A word to the wise
The Pitfalls of Megabranding - Advertising Age - Al Ries
A declining category means that consumers are leaving the market. Some consumers who used to drink cola are now drinking water and other beverages. How can "more choice" bring them back to cola? What Coca-Cola needs to do is to promote "cola," not choice.
Leaving the declining category aside (as I am not convinced that libraries are a declining category, although ready reference may be), wee need to answer what type of message are we sending and what should it be? As much as librarians worry about patrons using the internet and bookstores, we have been torn between alienating our patrons by sending a message that is anti-internet and anti-bookstore (you won't find what you need there, come to us) or sending a message that ignores the competition (we're useful -- with an implied still at the end of we're useful...still).
Ries goes on to discuss how the brand becomes meaningless when it becomes a megabrand, with line extensions that take the brand into products that don't represent the original brand, muddying the original message. He also quotes Steve Jobs, who said: "Everything just got simpler. That's been one of my mantras -- focus and simplicity."

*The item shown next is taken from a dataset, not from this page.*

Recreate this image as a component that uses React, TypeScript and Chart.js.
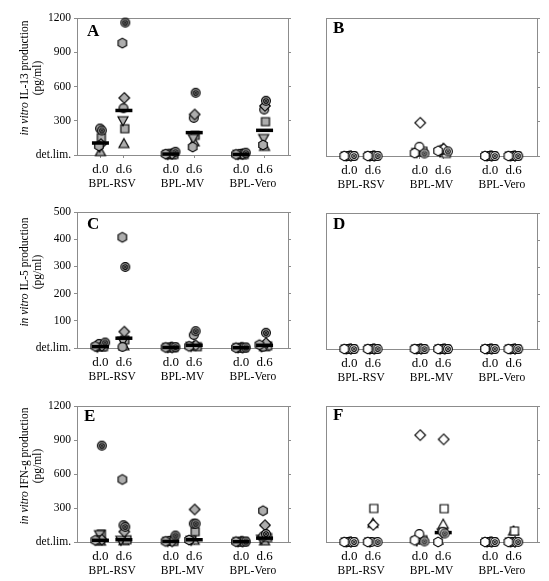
import React, { useEffect, useRef } from 'react';
import { Chart, registerables } from 'chart.js';

Chart.register(...registerables);

// ---------- DATA ----------
const groupLabels = ['BPL-RSV', 'BPL-MV', 'BPL-Vero'];
const dayLabels = ['d.0', 'd.6'];
const columnPositions = [1, 2, 4, 5, 7, 8];
const groupPositions = [1.5, 4.5, 7.5];
const donorShapes = ['dotCircle', 'hexagon', 'diamond', 'circle', 'invTriangle', 'square', 'triangle'];

const ticksIL13 = [0, 300, 600, 900, 1200];
const ticksIL5 = [0, 100, 200, 300, 400, 500];
const ticksIFN = [0, 300, 600, 900, 1200];

// columns: RSV d.0, RSV d.6, MV d.0, MV d.6, Vero d.0, Vero d.6 ; rows follow donorShapes
const il13Gray = [
  [215, 1160, 28, 545, 20, 475],
  [80, 980, 8, 70, 5, 88],
  [95, 500, 10, 355, 8, 430],
  [232, 410, 12, 325, 10, 398],
  [68, 300, 5, 145, 5, 145],
  [152, 230, 5, 172, 5, 292],
  [30, 100, 3, 115, 3, 75],
];
const il13GrayMedian = [105, 390, 8, 196, 5, 216];

const il13White = [
  [0, 0, 22, 40, 0, 0],
  [0, 0, 25, 45, 0, 0],
  [0, 0, 289, 62, 0, 0],
  [0, 0, 80, 55, 0, 0],
  [0, 0, 30, 35, 0, 0],
  [0, 0, 42, 22, 0, 0],
  [0, 0, 35, 65, 0, 0],
];
const il13WhiteMedian = [0, 0, 35, 40, 0, 0];

const il5Gray = [
  [20, 298, 3, 62, 2, 56],
  [6, 407, 2, 6, 1, 12],
  [8, 60, 2, 10, 1, 18],
  [15, 4, 2, 48, 1, 5],
  [3, 25, 2, 6, 1, 5],
  [5, 30, 2, 5, 1, 8],
  [4, 8, 2, 8, 1, 5],
];
const il5GrayMedian = [5, 36, 2, 10, 1, 10];

const il5White = [
  [0, 0, 0, 0, 0, 0],
  [0, 0, 0, 0, 0, 0],
  [0, 0, 0, 0, 0, 0],
  [0, 0, 0, 0, 0, 0],
  [0, 0, 0, 0, 0, 0],
  [0, 0, 0, 0, 0, 0],
  [0, 0, 0, 0, 0, 0],
];
const il5WhiteMedian = [0, 0, 0, 0, 0, 0];

const ifnGray = [
  [850, 134, 57, 162, 4, 71],
  [15, 552, 5, 18, 3, 276],
  [20, 91, 5, 287, 3, 148],
  [15, 148, 10, 162, 3, 50],
  [65, 15, 5, 15, 3, 25],
  [71, 20, 5, 91, 3, 40],
  [8, 12, 10, 15, 3, 10],
];
const ifnGrayMedian = [15, 20, 5, 20, 3, 34];

const ifnWhite = [
  [0, 0, 5, 75, 0, 0],
  [0, 0, 15, 0, 0, 0],
  [0, 151, 943, 906, 0, 0],
  [0, 0, 71, 90, 0, 0],
  [0, 0, 10, 80, 0, 0],
  [0, 296, 20, 294, 0, 97],
  [0, 165, 50, 157, 0, 97],
];
const ifnWhiteMedian = [0, 0, 10, 83, 0, 5];

// ---------- STYLE / LAYOUT ----------
const SERIF = '"Liberation Serif", "Times New Roman", serif';
const AXIS_GRAY = '#8c8c8c';
const GRAY_FILL = '#adadad';
const donorJitter = [0.2, -0.22, 0.06, -0.06, -0.13, 0.13, 0.0];

type PanelSpec = {
  letter: string;
  values: number[][];
  median: number[];
  ticks: number[];
  max: number;
  filled: boolean;
  showY: boolean;
  plot: { left: number; right: number; top: number; bottom: number };
  canvas: { left: number; width: number };
  letterPos: { left: number; top: number };
};

const panels: PanelSpec[] = [
  { letter: 'A', values: il13Gray, median: il13GrayMedian, ticks: ticksIL13, max: 1200, filled: true, showY: true,
    plot: { left: 77, right: 291, top: 14, bottom: 155 }, canvas: { left: 0, width: 300 }, letterPos: { left: 87, top: 22 } },
  { letter: 'B', values: il13White, median: il13WhiteMedian, ticks: ticksIL13, max: 1200, filled: false, showY: false,
    plot: { left: 326, right: 538, top: 14, bottom: 156 }, canvas: { left: 300, width: 249 }, letterPos: { left: 333, top: 19 } },
  { letter: 'C', values: il5Gray, median: il5GrayMedian, ticks: ticksIL5, max: 500, filled: true, showY: true,
    plot: { left: 77, right: 291, top: 208, bottom: 348 }, canvas: { left: 0, width: 300 }, letterPos: { left: 87, top: 215 } },
  { letter: 'D', values: il5White, median: il5WhiteMedian, ticks: ticksIL5, max: 500, filled: false, showY: false,
    plot: { left: 326, right: 538, top: 209, bottom: 349 }, canvas: { left: 300, width: 249 }, letterPos: { left: 333, top: 215 } },
  { letter: 'E', values: ifnGray, median: ifnGrayMedian, ticks: ticksIFN, max: 1200, filled: true, showY: true,
    plot: { left: 77, right: 291, top: 402, bottom: 542 }, canvas: { left: 0, width: 300 }, letterPos: { left: 84, top: 407 } },
  { letter: 'F', values: ifnWhite, median: ifnWhiteMedian, ticks: ticksIFN, max: 1200, filled: false, showY: false,
    plot: { left: 326, right: 538, top: 402, bottom: 542 }, canvas: { left: 300, width: 249 }, letterPos: { left: 333, top: 406 } },
];

const yTitles = [
  { name: 'IL-13', cx: 31, cy: 78 },
  { name: 'IL-5', cx: 31, cy: 272 },
  { name: 'IFN-g', cx: 31, cy: 466 },
];

const PAD_TOP = 8;
const X_H = 22;
const X2_H = 16;

function makeMarker(shape: string, fill: string): HTMLCanvasElement {
  const s = 14;
  const c = document.createElement('canvas');
  c.width = s;
  c.height = s;
  const g = c.getContext('2d')!;
  g.translate(s / 2, s / 2);
  g.lineWidth = 1.15;
  g.strokeStyle = '#000';
  g.fillStyle = fill;
  g.beginPath();
  switch (shape) {
    case 'circle':
    case 'dotCircle':
      g.arc(0, 0, 4.4, 0, Math.PI * 2);
      break;
    case 'hexagon':
      for (let i = 0; i < 6; i++) {
        const a = Math.PI / 6 + (i * Math.PI) / 3;
        const px = 4.9 * Math.cos(a);
        const py = 4.9 * Math.sin(a);
        if (i === 0) g.moveTo(px, py);
        else g.lineTo(px, py);
      }
      break;
    case 'diamond':
      g.moveTo(0, -5.3);
      g.lineTo(5.3, 0);
      g.lineTo(0, 5.3);
      g.lineTo(-5.3, 0);
      break;
    case 'square':
      g.rect(-4, -4, 8, 8);
      break;
    case 'triangle':
      g.moveTo(0, -5);
      g.lineTo(5, 4);
      g.lineTo(-5, 4);
      break;
    case 'invTriangle':
      g.moveTo(0, 5);
      g.lineTo(5, -4);
      g.lineTo(-5, -4);
      break;
  }
  g.closePath();
  g.fill();
  g.stroke();
  if (shape === 'dotCircle') {
    g.beginPath();
    g.arc(0, 0, 2.3, 0, Math.PI * 2);
    g.stroke();
    g.beginPath();
    g.arc(0, 0, 1, 0, Math.PI * 2);
    g.fillStyle = '#000';
    g.fill();
  }
  return c;
}

const framePlugin = {
  id: 'frame',
  beforeDatasetsDraw(chart: any) {
    const { ctx, chartArea: a } = chart;
    ctx.save();
    ctx.strokeStyle = AXIS_GRAY;
    ctx.lineWidth = 1;
    ctx.strokeRect(Math.round(a.left) + 0.5, Math.round(a.top) + 0.5, Math.round(a.right - a.left), Math.round(a.bottom - a.top));
    ctx.restore();
  },
};

function Panel({ spec }: { spec: PanelSpec }) {
  const ref = useRef<HTMLCanvasElement | null>(null);
  const canvasTop = spec.plot.top - PAD_TOP;
  const canvasHeight = PAD_TOP + (spec.plot.bottom - spec.plot.top) + X_H + X2_H;
  const yW = spec.plot.left - spec.canvas.left;
  const rW = spec.canvas.left + spec.canvas.width - spec.plot.right;

  useEffect(() => {
    if (!ref.current) return;
    const fill = spec.filled ? GRAY_FILL : '#ffffff';
    const datasets: any[] = [];
    datasets.push({
      label: 'median',
      data: spec.median.map((v, i) => ({ x: columnPositions[i], y: v })),
      pointStyle: 'line',
      pointRadius: 8.5,
      pointBorderWidth: 3.5,
      borderWidth: 3.5,
      pointBorderColor: '#000',
      borderColor: '#000',
      order: spec.filled ? 0 : 10,
      clip: false,
    });
    donorShapes.forEach((shape, d) => {
      const img = makeMarker(shape, fill);
      datasets.push({
        label: shape,
        data: spec.values[d].map((v, i) => {
          const small = v < spec.max * 0.05;
          return { x: columnPositions[i] + donorJitter[d] * (small ? 1 : 0.3), y: v };
        }),
        pointStyle: img,
        pointRadius: 5,
        order: 5,
        clip: false,
      });
    });

    const chart = new Chart(ref.current, {
      type: 'scatter',
      data: { datasets },
      options: {
        responsive: false,
        animation: false,
        events: [],
        layout: { padding: { top: PAD_TOP, left: 0, right: 0, bottom: 0 } },
        plugins: { legend: { display: false }, tooltip: { enabled: false } },
        scales: {
          x: {
            type: 'linear',
            position: 'bottom',
            min: 0,
            max: 9,
            weight: 0,
            afterBuildTicks: (s: any) => {
              s.ticks = columnPositions.map((v) => ({ value: v }));
            },
            afterFit: (s: any) => {
              s.height = X_H;
            },
            ticks: {
              callback: (_v: any, i: number) => dayLabels[i % 2],
              color: '#000',
              font: { family: SERIF, size: 13 },
              padding: 4,
              maxRotation: 0,
              autoSkip: false,
            },
            grid: { drawOnChartArea: false, drawTicks: true, tickLength: 3, color: AXIS_GRAY },
            border: { display: false },
          },
          x2: {
            type: 'linear',
            position: 'bottom',
            min: 0,
            max: 9,
            weight: 1,
            afterBuildTicks: (s: any) => {
              s.ticks = groupPositions.map((v) => ({ value: v }));
            },
            afterFit: (s: any) => {
              s.height = X2_H;
            },
            ticks: {
              callback: (_v: any, i: number) => groupLabels[i],
              color: '#000',
              font: { family: SERIF, size: 11.5 },
              padding: 0,
              maxRotation: 0,
              autoSkip: false,
            },
            grid: { display: false, drawTicks: false },
            border: { display: false },
          },
          y: {
            type: 'linear',
            position: 'left',
            min: 0,
            max: spec.max,
            afterBuildTicks: (s: any) => {
              s.ticks = spec.ticks.map((v) => ({ value: v }));
            },
            afterFit: (s: any) => {
              s.width = yW;
            },
            ticks: {
              display: spec.showY,
              callback: (v: any) => (v === 0 ? 'det.lim.' : String(v)),
              color: '#000',
              font: { family: SERIF, size: 11.5 },
              padding: 3,
            },
            grid: { drawOnChartArea: false, drawTicks: spec.showY, tickLength: 3, color: AXIS_GRAY },
            border: { display: false },
          },
          y2: {
            type: 'linear',
            position: 'right',
            min: 0,
            max: spec.max,
            afterBuildTicks: (s: any) => {
              s.ticks = spec.ticks.map((v) => ({ value: v }));
            },
            afterFit: (s: any) => {
              s.width = rW;
            },
            ticks: { display: false },
            grid: { drawOnChartArea: false, drawTicks: true, tickLength: 3, color: AXIS_GRAY },
            border: { display: false },
          },
        },
      } as any,
      plugins: [framePlugin],
    });
    return () => chart.destroy();
  }, []);

  return (
    <canvas
      ref={ref}
      width={spec.canvas.width}
      height={canvasHeight}
      style={{ position: 'absolute', left: spec.canvas.left, top: canvasTop, width: spec.canvas.width, height: canvasHeight }}
    />
  );
}

export default function App() {
  return (
    <div style={{ position: 'absolute', left: 0, top: 0, width: 549, height: 581, background: '#fff', overflow: 'hidden' }}>
      {panels.map((p) => (
        <Panel key={p.letter} spec={p} />
      ))}
      {panels.map((p) => (
        <div
          key={'l' + p.letter}
          style={{
            position: 'absolute',
            left: p.letterPos.left,
            top: p.letterPos.top,
            fontFamily: SERIF,
            fontWeight: 'bold',
            fontSize: 17,
            lineHeight: '17px',
            color: '#000',
          }}
        >
          {p.letter}
        </div>
      ))}
      {yTitles.map((t) => (
        <div
          key={'t' + t.name}
          style={{
            position: 'absolute',
            left: t.cx - 100,
            top: t.cy - 13,
            width: 200,
            height: 26,
            transform: 'rotate(-90deg)',
            textAlign: 'center',
            fontFamily: SERIF,
            fontSize: 11.5,
            lineHeight: '13px',
            color: '#000',
            whiteSpace: 'nowrap',
          }}
        >
          <i>in vitro</i> {t.name} production
          <br />
          (pg/ml)
        </div>
      ))}
    </div>
  );
}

This all reminds me of the newest OCLC report, From Awareness to Funding, that states that the library is a superbrand. People know what the library is and what it stands for. We don't need campaigns that promote books; books are circulating just fine. We do need campaigns that promote the transformational impact of libraries, that highlight the results of having a library, results that we have that our competitors do not. You don't hear Google talking about literacy. Borders doesn't champion intellectual enlightenment. When was the last time you saw a library campaign that talked about: all libraries are forums for information and ideas?